Okay seems like this is tougher to do then I thought. What I want is be able to define different mediums, material_systems, and element_types at compile time. As we add more medium_tags, property_tags and boundary_tags things can be updated in these arrays.

constexpr auto mediums() {
  constexpr int total_mediums = 2;
  return std::array<medium_tag, total_mediums>{ medium_tag::elastic,
                                                medium_tag::acoustic };
}

constexpr auto material_systems() {
  constexpr int total_material_systems = 3;
  return std::array<std::pair<medium_tag, property_tag>,
                    total_material_systems>{
    std::make_pair(medium_tag::elastic, property_tag::isotropic),
    std::make_pair(medium_tag::elastic, property_tag::anisotropic),
    std::make_pair(medium_tag::acoustic, property_tag::isotropic)
  };
}

constexpr auto element_types() {
  constexpr int total_element_types = 8;
  return std::array<std::tuple<medium_tag, property_tag, total_element_types>,
                    N> {
    std::make_tuple(medium_tag::elastic, property_tag::isotropic,
                    boundary_tag::none),
        std::make_tuple(medium_tag::elastic, property_tag::isotropic,
                        boundary_tag::stacey),
        std::make_tuple(medium_tag::elastic, property_tag::anisotropic,
                        boundary_tag::none),
        std::make_tuple(medium_tag::elastic, property_tag::anisotropic,
                        boundary_tag::stacey),
        std::make_tuple(medium_tag::acoustic, property_tag::isotropic,
                        boundary_tag::none),
        std::make_tuple(medium_tag::acoustic, property_tag::isotropic,
                        boundary_tag::acoustic_free_surface),
        std::make_tuple(medium_tag::acoustic, property_tag::isotropic,
                        boundary_tag::stacey),
        std::make_tuple(medium_tag::acoustic, property_tag::isotropic,
                        boundary_tag::composite_stacey_dirichlet)
  }
}

However, this is only step one.
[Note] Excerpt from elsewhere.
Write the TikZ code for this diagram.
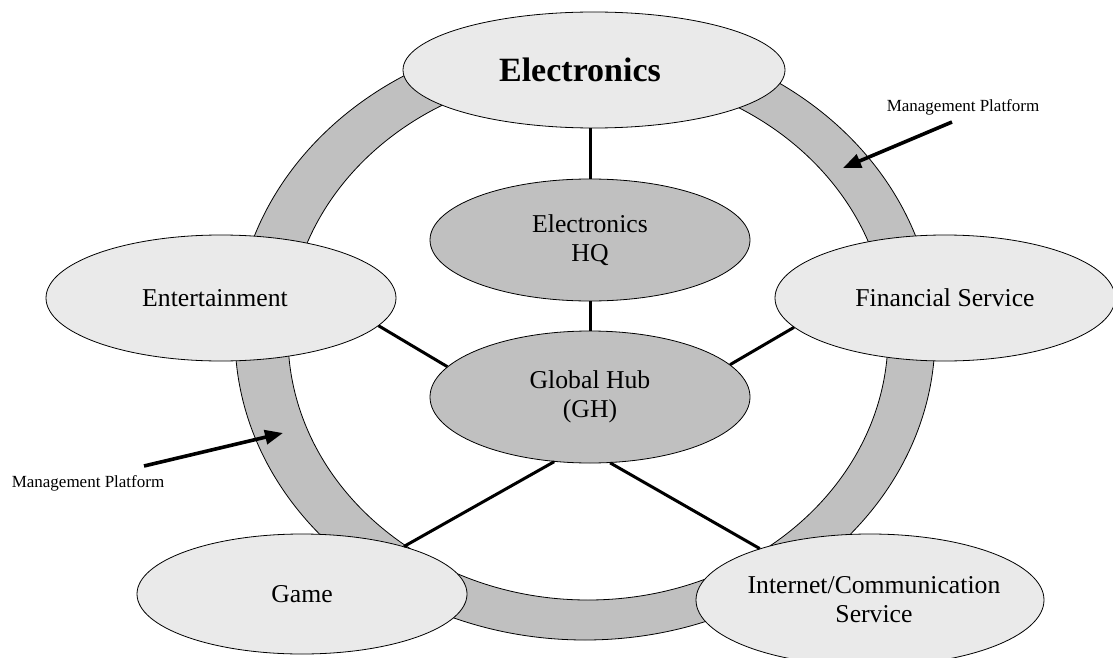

Since our functions take tags at compile time, I'd need a compile time iteration loop - which is hard and can be tough to read. So I started thinking about the interface I wanted first. What I want is something like this:

template <specfem::dimension::type DimensionType,
          specfem::wavefield::simulation_field WavefieldType,
          specfem::medium::medium_tag MediumTag, typename qp_type>
inline void update_wavefields(const int istep) {

  specfem::element::for_each_element_types(
      [&]<specfem::element::medium_tag KernelMediumTag,
          specfem::element::property_tag KernelPropertyTag,
          specfem::element::boundary_tag KernelBoundaryTag>() {
        specfem::domain::compute_source_interaction<
            WavefieldType, DimensionType, KernelMediumTag, KernelBoundaryTag, NGLL>(istep);
        specfem::domain::compute_stiffness_interaction<
            WavefieldType, DimensionType, KernelMediumTag, KernelPropertyTag, KernelBoundaryTag,
            NGLL>();
      })
      .where(MediumTag)
      .execute();

  specfem::element::for_each_medium_types(
      [&]<specfem::element::medium_tag KernelMediumTag>() {
        specfem::domain::divide_mass_matrix<WavefieldType, DimensionType,
                                            KernelMediumTag, NGLL>();
      })
      .where(MediumTag)
      .execute();

  return;
}

Whats happening here is I calling the compute_source_interaction and compute_stiffness_interaction functions on all constexpr element_types where medium matches the MediumTag. execute() finally invokes the functions.

The implementation I have right now is something like this

namespace impl {

struct all_tag {};

} // namespace impl

template <typename Functor> class for_each_element_type {

public:
  for_each_element_type(Functor functor) : functor(functor) {}

  for_each_element_type &where(const specfem::element::medium_tag medium) {
    this->medium = medium;
    return *this;
  }

  for_each_element_type &where(const specfem::element::property_tag property) {
    this->property = property;
    return *this;
  }

  for_each_element_type &where(const specfem::element::boundary_tag boundary) {
    this->boundary = boundary;
    return *this;
  }

  void execute() {
    constexpr auto ntypes = element_types.size();
    invoke_functor(std::make_index_sequence<ntypes>());
  }

private:
  Functor functor;
  std::variant<specfem::element::medium_tag, impl::all_tag> medium =
      impl::all_tag{};
  std::variant<specfem::element::property_tag, impl::all_tag> property =
      impl::all_tag{};
  std::variant<specfem::element::boundary_tag, impl::all_tag> boundary =
      impl::all_tag{};
  constexpr auto element_types = element_types();

  template <std::size_t Index> void invoke_functor() {
    constexpr auto element_type = element_types[Index];
    constexpr auto medium = std::get<0>(element_type);
    constexpr auto property = std::get<1>(element_type);
    constexpr auto boundary = std::get<2>(element_type);
    if ((medium == this->medium || this->medium == impl::all_tag{}) &&
        (property == this->property || this->property == impl::all_tag{}) &&
        (boundary == this->boundary || this->boundary == impl::all_tag{})) {
      functor.template operator()<medium, property, boundary>();
    }
  }

  template <std::integral_sequence<std::size_t...> Sequence>
  void invoke_functor(std::index_sequence<Sequence...>) {
    (invoke_functor<Sequence>(), ...);
  }
}

I think this should do the trick, and will reduce manual work tremendously throughout the code. However it also would require considerable refactor. So it makes sense we do this after anisotopy.